Former Scotland captain Andy Nicol believes English and French clubs are right to push for change in Heineken Cup qualifying rules.
However, he does not think they will go ahead with plans to form a
new breakaway tournament
Glasgow and Edinburgh qualify for Europe's top competition every year, regardless of league placing.
"I think a meritocracy is the right way forward," Nicol told BBC Radio Scotland.
But the British and Irish Lions scrum-half, who led Bath to Heineken Cup success in 1998, thinks each country should still have at least one representative in the elite contest.
Top-flight English and French clubs are also unhappy with how proceeds are shared and are proposing the formation of two 20-team competitions to replace the Heineken Cup and second-tier Amlin Challenge Cup.
"We've been here before with France and England; they are the two biggest boys in the playground and they flex their muscles every so often," said Nicol.
"But I think they have a point in certain aspects of the European game.
"I think it does need to be looked at because I don't agree with the qualification standings as they currently are.
"What they are doing here is a bit of brinkmanship.

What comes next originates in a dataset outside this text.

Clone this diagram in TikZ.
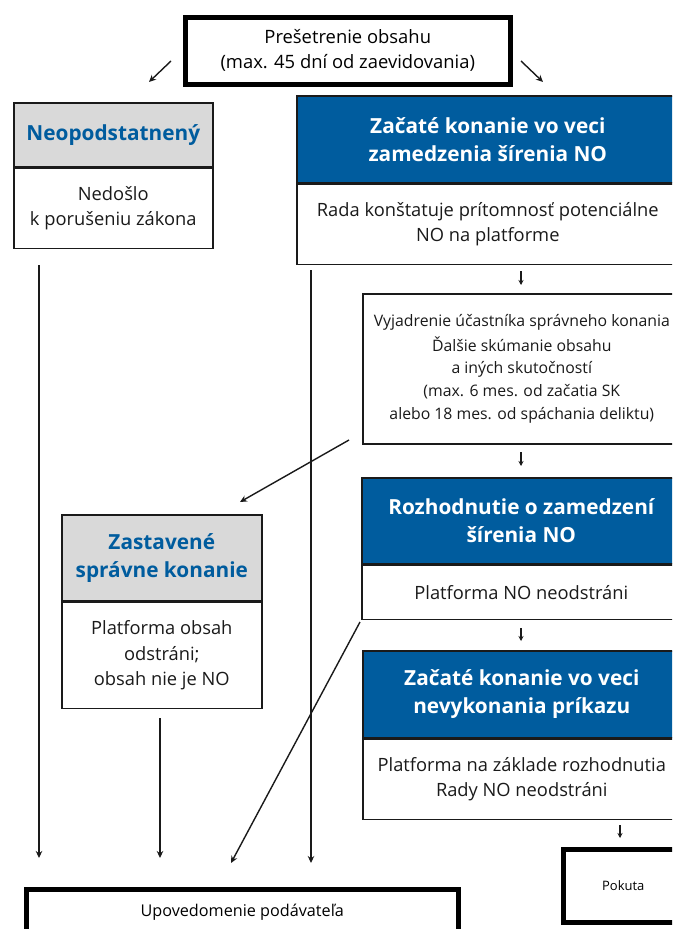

I don't think they are saying we are definitely not doing the Heineken Cup as we know it next season.
Nicol was the first British player to lift the Heineken Cup as a captain
"They are saying let's move things along a bit quicker.

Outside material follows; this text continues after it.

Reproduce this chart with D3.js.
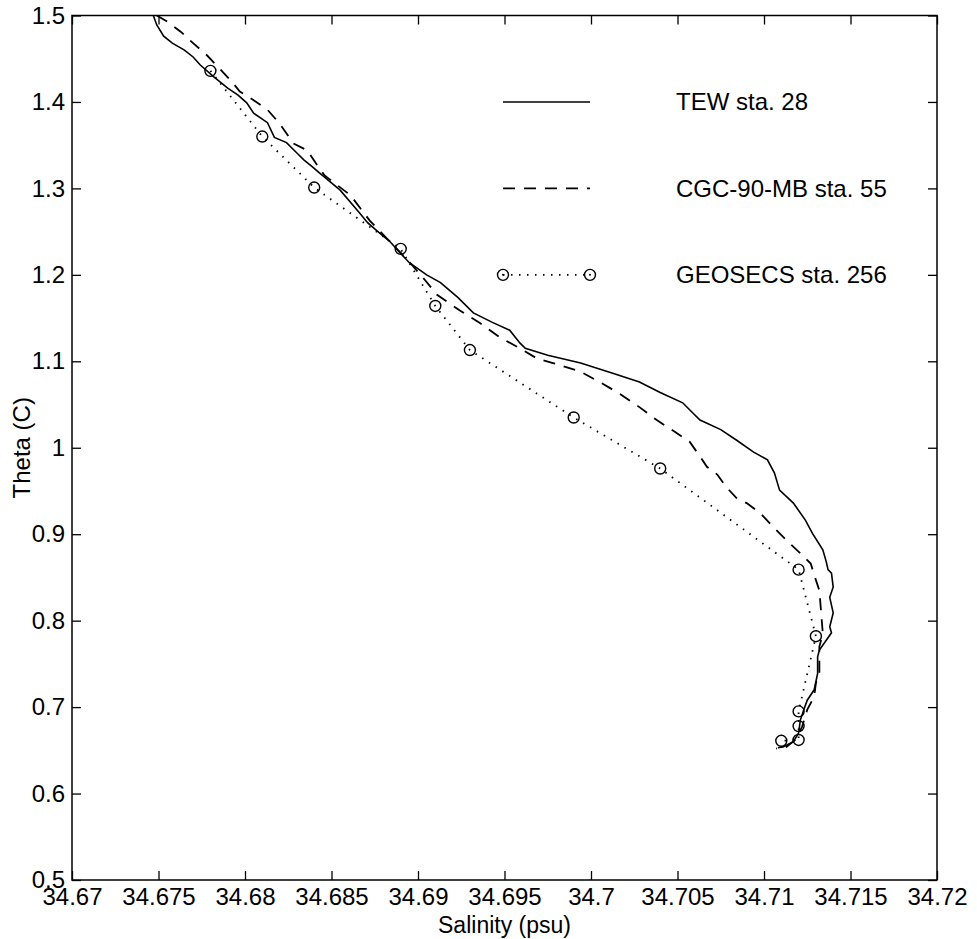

"I believe there was something like 40 differences between the various parties and that's down to about 10 now.
"They are getting close and this is just a push."
Glasgow have been in the Pro12 play-offs in the past two seasons, with Edinburgh finishing 10th and 11th in the 12-team division that has no relegation.
However, Edinburgh reached the
Heineken Cup semi finals in 2012,
losing out narrowly to Ulster.
Like their Scottish counterparts, the two Italian clubs in the Pro12 are guaranteed a Heineken Cup place, with Zebre failing to win a single league match last term.
"It [changing qualification rules] would up everyone's game," added Nicol.
"It makes the tournament more credible and will make end-of-season Pro12 games more competitive.
"In the last few years, Glasgow would have qualified by merit and Edinburgh wouldn't, so they would be in the Amlin Cup.
"I think that might be OK because we should reward success.
"As long as every country is represented. If neither of the Scottish sides were in the top six say, then I think the best-placed team should still get in.
"The Amlin is a good quality competition. Take a look at last year's quarter-finals - six of the teams were former Heineken Cup winners.
"There is no doubt the Heineken Cup is where everyone wants to be in but if you deserve to be in the Amlin that's where you deserve to be."